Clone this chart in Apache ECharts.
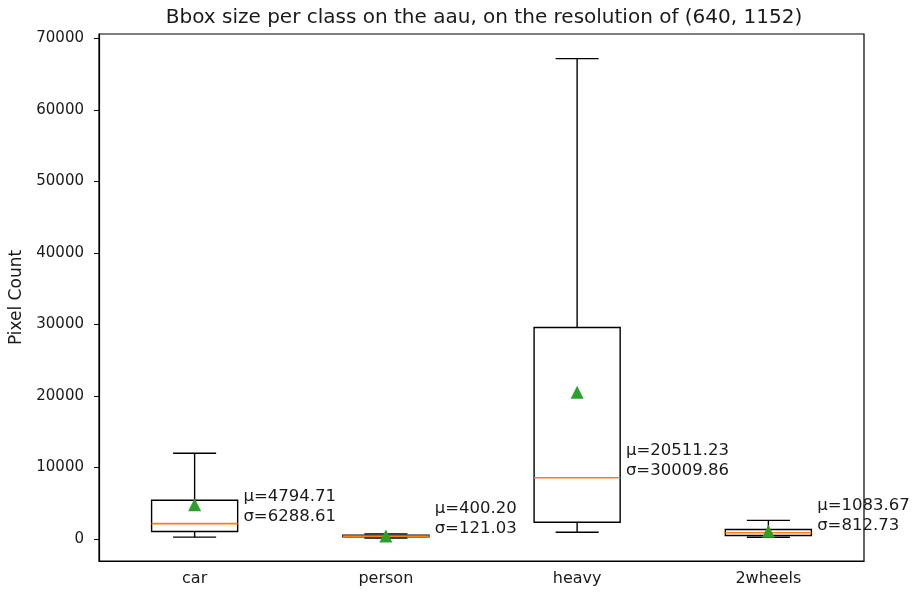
<!DOCTYPE html>
<html>
<head>
<meta charset="utf-8">
<script src="https://cdn.jsdelivr.net/npm/echarts@6/dist/echarts.min.js"></script>
<style>
  html, body { margin: 0; padding: 0; background: #fff; }
  #chart { width: 912px; height: 594px; }
</style>
</head>
<body>
<div id="chart"></div>
<script>
// Classes and their box statistics (pixel counts)
const categories = ['car', 'person', 'heavy', '2wheels'];
const whiskerLow  = [255, 120, 950, 250];
const q1Values    = [1050, 300, 2350, 480];
const medians     = [2150, 400, 8560, 880];
const q3Values    = [5420, 520, 29580, 1330];
const whiskerHigh = [12000, 720, 67200, 2600];
const means       = [4794.71, 400.20, 20511.23, 1083.67];
const stds        = [6288.61, 121.03, 30009.86, 812.73];
const yTicks      = [0, 10000, 20000, 30000, 40000, 50000, 60000, 70000];

const FONT = 'DejaVu Sans';
const TEXT = '#1a1a1a';

const boxData = categories.map((c, i) =>
  [i, whiskerLow[i], q1Values[i], medians[i], q3Values[i], whiskerHigh[i]]);
const meanData = categories.map((c, i) => [i, means[i]]);
const statData = categories.map((c, i) => [i, medians[i], means[i], stds[i]]);

// Box, whiskers, caps and median line for one class
function renderBox(params, api) {
  const idx = api.value(0);
  const lo = api.coord([idx, api.value(1)]);
  const q1 = api.coord([idx, api.value(2)]);
  const md = api.coord([idx, api.value(3)]);
  const q3 = api.coord([idx, api.value(4)]);
  const hi = api.coord([idx, api.value(5)]);
  const band = api.size([1, 0])[0];
  const bw = band * 0.45;
  const cw = bw / 2;
  const x = md[0];
  const black = { stroke: '#000', lineWidth: 1.4, fill: null };
  return {
    type: 'group',
    children: [
      { type: 'line', shape: { x1: x, y1: q3[1], x2: x, y2: hi[1] }, style: black },
      { type: 'line', shape: { x1: x, y1: q1[1], x2: x, y2: lo[1] }, style: black },
      { type: 'line', shape: { x1: x - cw / 2, y1: hi[1], x2: x + cw / 2, y2: hi[1] }, style: black },
      { type: 'line', shape: { x1: x - cw / 2, y1: lo[1], x2: x + cw / 2, y2: lo[1] }, style: black },
      { type: 'rect', shape: { x: x - bw / 2, y: q3[1], width: bw, height: q1[1] - q3[1] },
        style: { stroke: '#000', lineWidth: 1.4, fill: 'rgba(0,0,0,0)' } },
      { type: 'line', shape: { x1: x - bw / 2, y1: md[1], x2: x + bw / 2, y2: md[1] },
        style: { stroke: '#ff7f0e', lineWidth: 1.6 } }
    ]
  };
}

// Mean / standard deviation annotation placed beside each box at its median
function renderStat(params, api) {
  const idx = api.value(0);
  const p = api.coord([idx, api.value(1)]);
  const band = api.size([1, 0])[0];
  const mu = api.value(2).toFixed(2);
  const sd = api.value(3).toFixed(2);
  return {
    type: 'text',
    x: p[0] + band * 0.255,
    y: p[1] + 3,
    style: {
      text: '\u03bc=' + mu + '\n\u03c3=' + sd,
      font: '16.5px "' + FONT + '"',
      fill: TEXT,
      align: 'left',
      verticalAlign: 'bottom',
      lineHeight: 20
    }
  };
}

const chart = echarts.init(document.getElementById('chart'), null, { renderer: 'canvas' });
chart.setOption({
  animation: false,
  backgroundColor: '#fff',
  title: {
    text: 'Bbox size per class on the aau, on the resolution of (640, 1152)',
    left: 479, top: 3, textAlign: 'center',
    textStyle: { fontFamily: FONT, fontSize: 20, fontWeight: 'normal', color: TEXT }
  },
  grid: {
    left: 99, top: 34, right: 48, bottom: 33,
    outerBoundsMode: 'none',
    containLabel: false,
    show: true, borderColor: '#000', borderWidth: 1.2, backgroundColor: 'transparent'
  },
  xAxis: {
    type: 'category',
    data: categories,
    boundaryGap: true,
    axisLine: { onZero: false, lineStyle: { color: '#000', width: 1.2 } },
    axisTick: { alignWithLabel: true, length: 5, lineStyle: { color: '#000' } },
    axisLabel: { fontFamily: FONT, fontSize: 16, color: TEXT, margin: 10 },
    splitLine: { show: false }
  },
  yAxis: {
    type: 'value',
    min: -3080,
    max: 70640,
    name: 'Pixel Count',
    nameLocation: 'middle',
    nameGap: 74,
    nameTextStyle: { fontFamily: FONT, fontSize: 17, color: TEXT },
    axisLine: { show: true, lineStyle: { color: '#000', width: 1.2 } },
    axisTick: { show: true, length: 5, customValues: yTicks, lineStyle: { color: '#000' } },
    axisLabel: {
      customValues: yTicks, fontFamily: FONT, fontSize: 15, color: TEXT, margin: 15,
      formatter: v => String(v)
    },
    splitLine: { show: false }
  },
  series: [
    {
      type: 'custom',
      renderItem: renderBox,
      encode: { x: 0, y: [1, 2, 3, 4, 5] },
      data: boxData,
      z: 2
    },
    {
      type: 'scatter',
      data: meanData,
      symbol: 'triangle',
      symbolSize: 13,
      itemStyle: { color: '#2ca02c', opacity: 1 },
      z: 3
    },
    {
      type: 'custom',
      renderItem: renderStat,
      encode: { x: 0, y: 1 },
      data: statData,
      z: 4
    }
  ]
});
</script>
</body>
</html>
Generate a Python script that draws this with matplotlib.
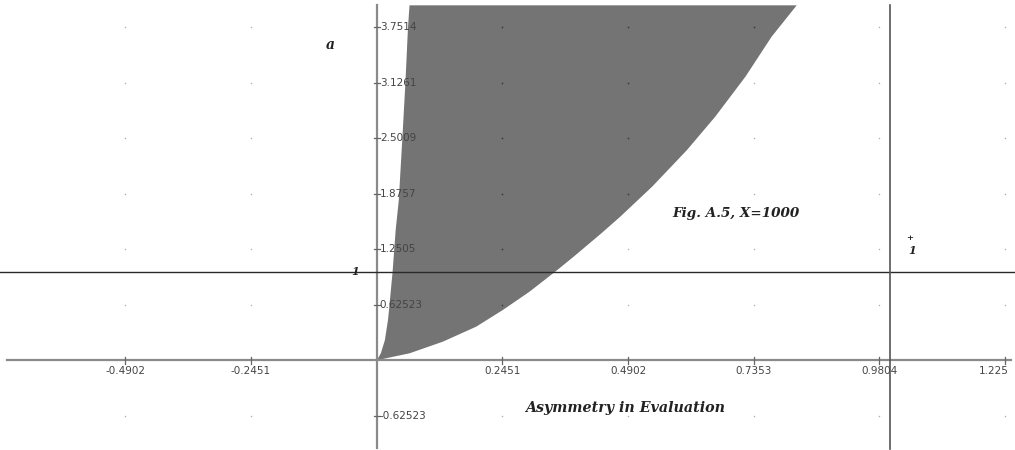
import numpy as np
import matplotlib.pyplot as plt

# edges of the admissible region, as (a, asymmetry) pairs
left_a = [0, 0.08, 0.23, 0.456, 0.569, 1.0, 1.47, 1.8, 2.5, 3.13, 3.75, 4.0]
left_x = [0, 0.008, 0.016, 0.022, 0.024, 0.031, 0.037, 0.043, 0.050, 0.056, 0.061, 0.064]
right_a = [0, 0.025, 0.081, 0.212, 0.381, 0.569, 0.775, 1.0, 1.169, 1.432, 1.62, 1.957,
           2.37, 2.745, 3.196, 3.646, 4.0]
right_x = [0, 0.018, 0.064, 0.129, 0.194, 0.246, 0.298, 0.348, 0.384, 0.438, 0.475, 0.537,
           0.605, 0.660, 0.719, 0.770, 0.819]

x_ticks = [-0.4902, -0.2451, 0.2451, 0.4902, 0.7353, 0.9804, 1.225]
y_ticks = [-0.62523, 0.62523, 1.2505, 1.8757, 2.5009, 3.1261, 3.7514]

fig = plt.figure(figsize=(10.15, 4.5), dpi=100)
ax = fig.add_axes([0, 0, 1, 1])
ax.set_xlim(-0.7346, 1.2447)
ax.set_ylim(-1.008, 4.06)
ax.axis("off")

# shaded region
poly_x = np.concatenate([left_x, right_x[::-1]])
poly_a = np.concatenate([left_a, right_a[::-1]])
ax.fill(poly_x, poly_a, color="#747474", lw=0, zorder=1)

# dotted grid
gx, gy = np.meshgrid(x_ticks, y_ticks)
inside = ((gy >= 0) & (gx >= np.interp(gy, left_a, left_x))
          & (gx <= np.interp(gy, right_a, right_x)))
ax.scatter(gx[~inside], gy[~inside], s=1.2, color="#b0b0b0", lw=0, zorder=2)
ax.scatter(gx[inside], gy[inside], s=1.5, color="#3a3a3a", lw=0, zorder=2)

# coordinate axes
ax.plot([-0.721, 1.236], [0, 0], color="#8a8a8a", lw=1.6, zorder=3)
ax.plot([0, 0], [-0.985, 4.0], color="#8a8a8a", lw=1.6, zorder=3)

# reference lines a = 1 and asymmetry = 1
ax.axhline(1.0, color="#2a2a2a", lw=1.0, zorder=3)
ax.plot([1.0, 1.0], [-1.0, 4.0], color="#555555", lw=1.2, zorder=3)

# tick marks and labels
for xt in x_ticks:
    ax.plot([xt, xt], [-0.035, 0.035], color="#666666", lw=0.9, zorder=3)
    if xt == x_ticks[-1]:
        ax.text(1.2315, -0.12, f"{xt:g}", ha="right", va="center",
                fontsize=7.5, color="#444444", zorder=4)
    else:
        ax.text(xt, -0.12, f"{xt:g}", ha="center", va="center",
                fontsize=7.5, color="#444444", zorder=4)
for yt in y_ticks:
    ax.plot([-0.006, 0.006], [yt, yt], color="#666666", lw=0.9, zorder=3)
    ax.text(0.006, yt, f"{yt:g}", ha="left", va="center",
            fontsize=7.5, color="#444444", zorder=4)

serif = dict(family="DejaVu Serif", style="italic", fontweight="bold", color="#222222", zorder=4)
ax.text(-0.09, 3.55, "a", fontsize=10, ha="center", va="center", **serif)
ax.text(-0.043, 1.0, "1", fontsize=8, ha="center", va="center", **serif)
ax.text(0.577, 1.65, "Fig. A.5, X=1000", fontsize=9.7, ha="left", va="center", **serif)
ax.text(1.04, 1.38, "+", fontsize=6, ha="center", va="center", **serif)
ax.text(1.045, 1.24, "1", fontsize=8, ha="center", va="center", **serif)
ax.text(0.485, -0.54, "Asymmetry in Evaluation", fontsize=10.3, ha="center", va="center", **serif)

fig.savefig("out.png", dpi=100)
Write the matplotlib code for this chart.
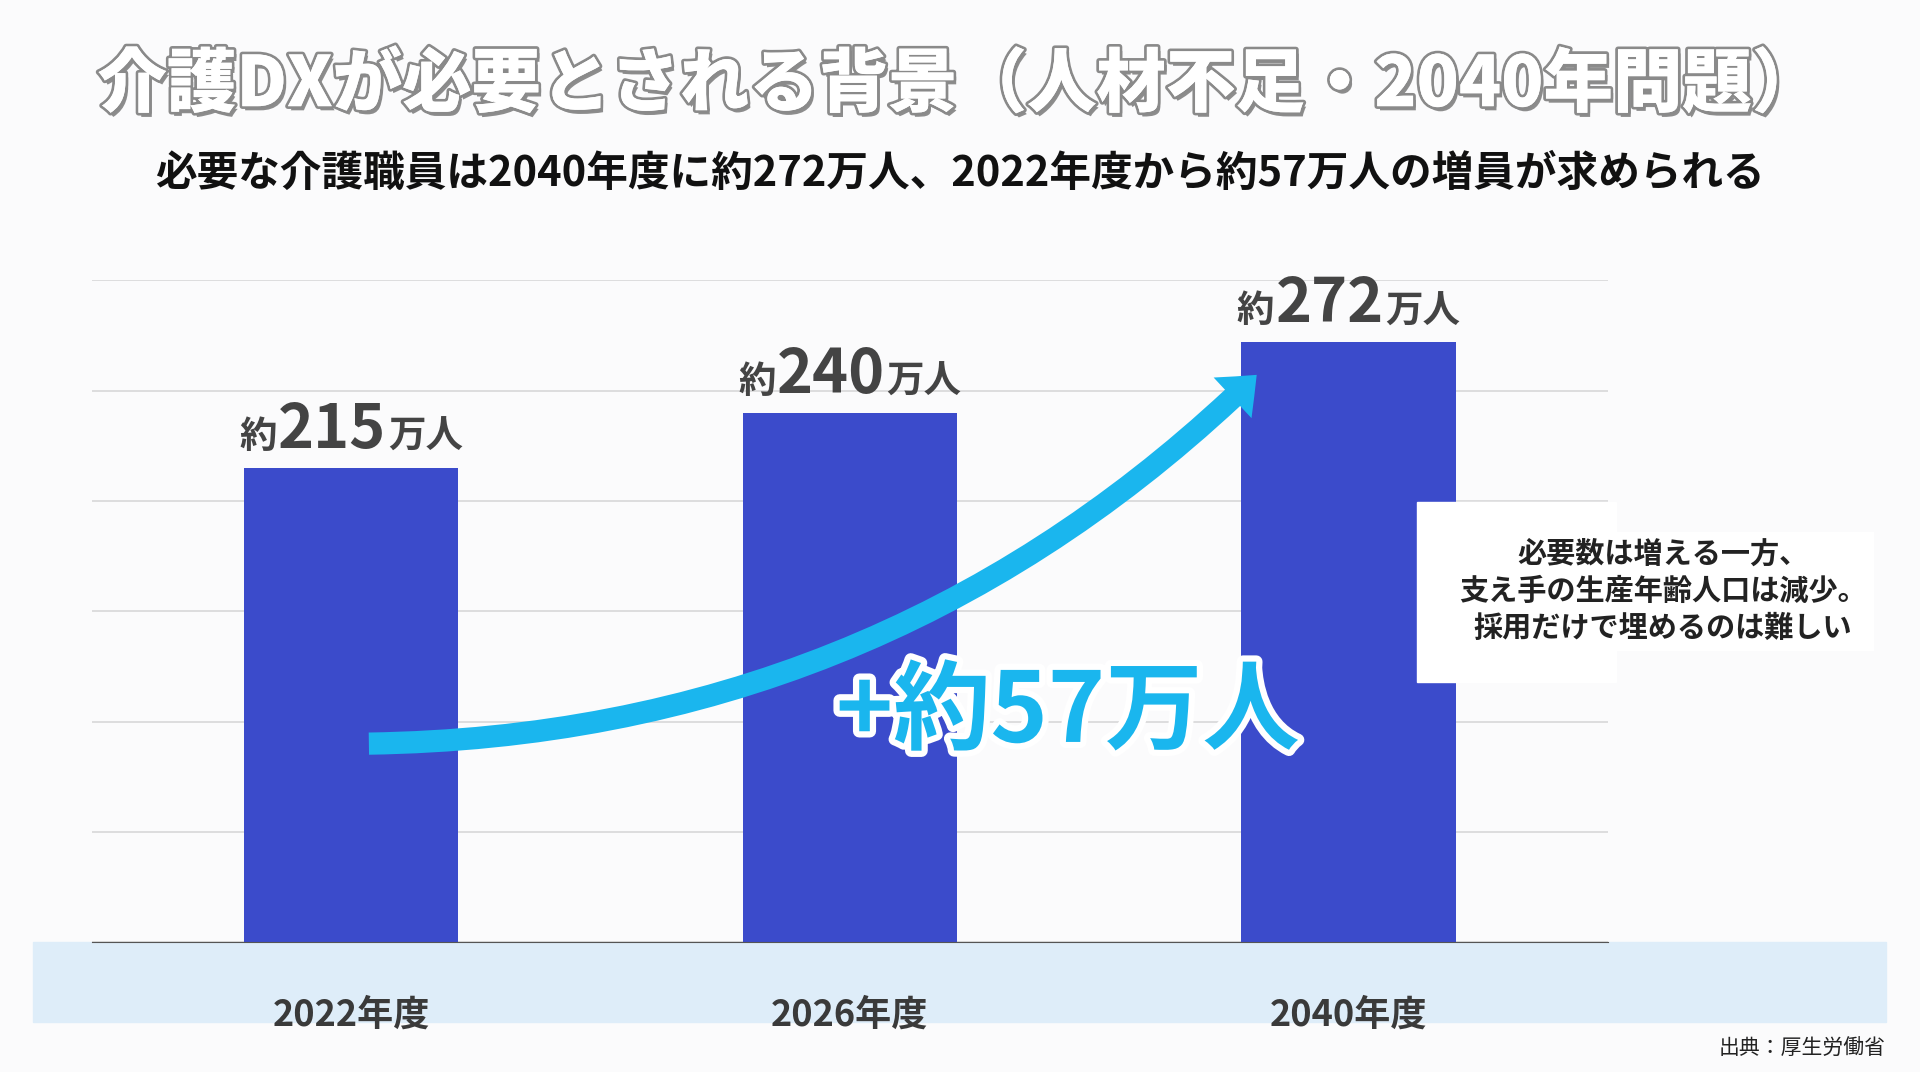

- TASK TO COMPLETE
Gather all lines from the records above in which "matplotlib" appears.

- EXERCISE SOLUTION
Generate a Python script that draws this with matplotlib.
import matplotlib.pyplot as plt
Write the matplotlib code for this chart.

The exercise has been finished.